Since then, as our appreciation of paper folding has increased, the Council of the Society has several times considered whether the definition should be changed. One suggestion was "The art and science of folding paper", or even "The art and science of folding." But it was generally thought that the existing definition really was a workable one and anyway it was a historical statement which should be preserved.

Looking back on it, I find the British Origami Society definition of "Origami" fascinating in many different ways. For instance, it gets round the eternal question of "to cut or not to cut". It seeks not to be too restrictive, but without surrendering the essential meaning and integrity of "mainstream Origami". It recognises that folding is not confined to paper and it seeks to keep open the door to cross-fertilisation from other paper techniques, such as paper sculpture.
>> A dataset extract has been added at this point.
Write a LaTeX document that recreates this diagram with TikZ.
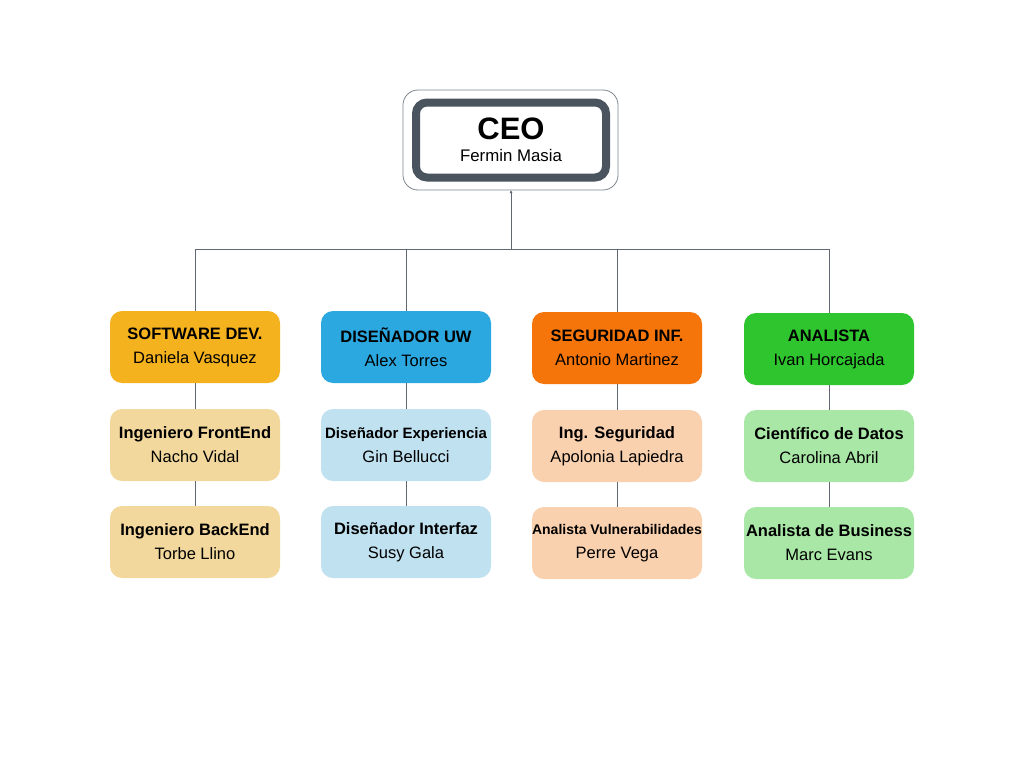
\documentclass[tikz,border=0pt]{standalone}
\usepackage{fontspec}
\setmainfont{Liberation Sans}
\usetikzlibrary{arrows.meta}
\definecolor{linegray}{HTML}{5F6873}
\definecolor{ceogray}{HTML}{4A545E}
\definecolor{swhead}{HTML}{F4B21F}
\definecolor{swsub}{HTML}{F2D89C}
\definecolor{dshead}{HTML}{2BA8E0}
\definecolor{dssub}{HTML}{BFE1F0}
\definecolor{sghead}{HTML}{F5750A}
\definecolor{sgsub}{HTML}{FAD1AF}
\definecolor{anhead}{HTML}{2EC52E}
\definecolor{ansub}{HTML}{A9E7A6}
\tikzset{
  orgbox/.style={rounded corners=12pt,minimum width=170pt,minimum height=72pt,
    align=center,inner sep=0pt,font=\fontsize{16.5}{24}\selectfont},
  link/.style={draw=linegray,line width=0.8pt}
}

\begin{document}
\begin{tikzpicture}[x=1pt,y=-1pt]
\useasboundingbox[fill=white] (0,0) rectangle (1024,768);
% CEO
\draw[linegray!80,line width=0.8pt,rounded corners=15pt] (403,90) rectangle (618,190);
\node[orgbox,draw=ceogray,line width=8pt,minimum width=190pt,minimum height=75pt,
  rounded corners=11pt,font=\fontsize{16.8}{24}\selectfont] (ceo) at (511,140)
  {{\fontsize{31}{31}\selectfont\bfseries CEO}\\[-2pt]Fermin Masia};
\coordinate (ceobot) at (511,190);

% Department heads
\node[orgbox,fill=swhead] (sw) at (195,347) {\textbf{SOFTWARE DEV.}\\Daniela Vasquez};
\node[orgbox,fill=dshead] (ds) at (406,347) {\textbf{DISEÑADOR UW}\\Alex Torres};
\node[orgbox,fill=sghead] (sg) at (617,348) {\textbf{SEGURIDAD INF.}\\Antonio Martinez};
\node[orgbox,fill=anhead] (an) at (829,349) {\textbf{ANALISTA}\\Ivan Horcajada};

% Second level
\node[orgbox,fill=swsub] (fe) at (195,445) {\textbf{Ingeniero FrontEnd}\\Nacho Vidal};
\node[orgbox,fill=dssub] (ux) at (406,445) {{\fontsize{15}{24}\selectfont\bfseries Diseñador Experiencia}\\Gin Bellucci};
\node[orgbox,fill=sgsub] (is) at (617,446) {\textbf{Ing. Seguridad}\\Apolonia Lapiedra};
\node[orgbox,fill=ansub] (cd) at (829,446) {\textbf{Científico de Datos}\\Carolina Abril};

% Third level
\node[orgbox,fill=swsub] (be) at (195,542) {\textbf{Ingeniero BackEnd}\\Torbe Llino};
\node[orgbox,fill=dssub] (ui) at (406,542) {\textbf{Diseñador Interfaz}\\Susy Gala};
\node[orgbox,fill=sgsub] (av) at (617,543) {{\fontsize{14}{26}\selectfont\bfseries Analista Vulnerabilidades}\\Perre Vega};
\node[orgbox,fill=ansub] (ab) at (829,543) {\textbf{Analista de Business}\\Marc Evans};

% Connectors
\coordinate (bus) at (511,249);
\draw[link,-{Latex[length=3pt,width=3pt]}] (bus) -- (ceobot);
\draw[link] (sw.north |- bus) -- (an.north |- bus);
\foreach \h in {sw,ds,sg,an}
  \draw[link] (\h.north |- bus) -- (\h.north);
\foreach \a/\b in {sw/fe,fe/be,ds/ux,ux/ui,sg/is,is/av,an/cd,cd/ab}
  \draw[link] (\a.south) -- (\b.north);
\end{tikzpicture}
\end{document}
Paul Jackson has referred to the work of John-Claude Correia and Vincent Floderer as falling outside what is properly called "origami". The work of neither artist was envisaged in 1967, but even so, I think that the BOS definition is wide enough to comprehend them. I would also point out that much of Paul Jackson's own work, whether it is in the field of minimalistic folding or in the creation of exquisite cross-pleated bowls, also falls outside what I, personally, would consider to be "origami". Indeed, in his books and in particular in his "Encyclopedia of Origami and Papercraft Techniques", Paul has taught us that in art all boundaries are artificial and that we should keep ourselves open to the persuasions of art and creativity, wherever they are found. Within this field of creativity, paperfolding has its place as just one technique or style among countless others.

I would differ from Paul, however, when he says at the end of his posting that Origami is not paperfolding. Origami is certainly paperfolding, but it is one particular kind of paperfolding which rightly deserves separate recognition as something in its own right and with its own identity. But should invariable call it by the Japanese name of "Origami?"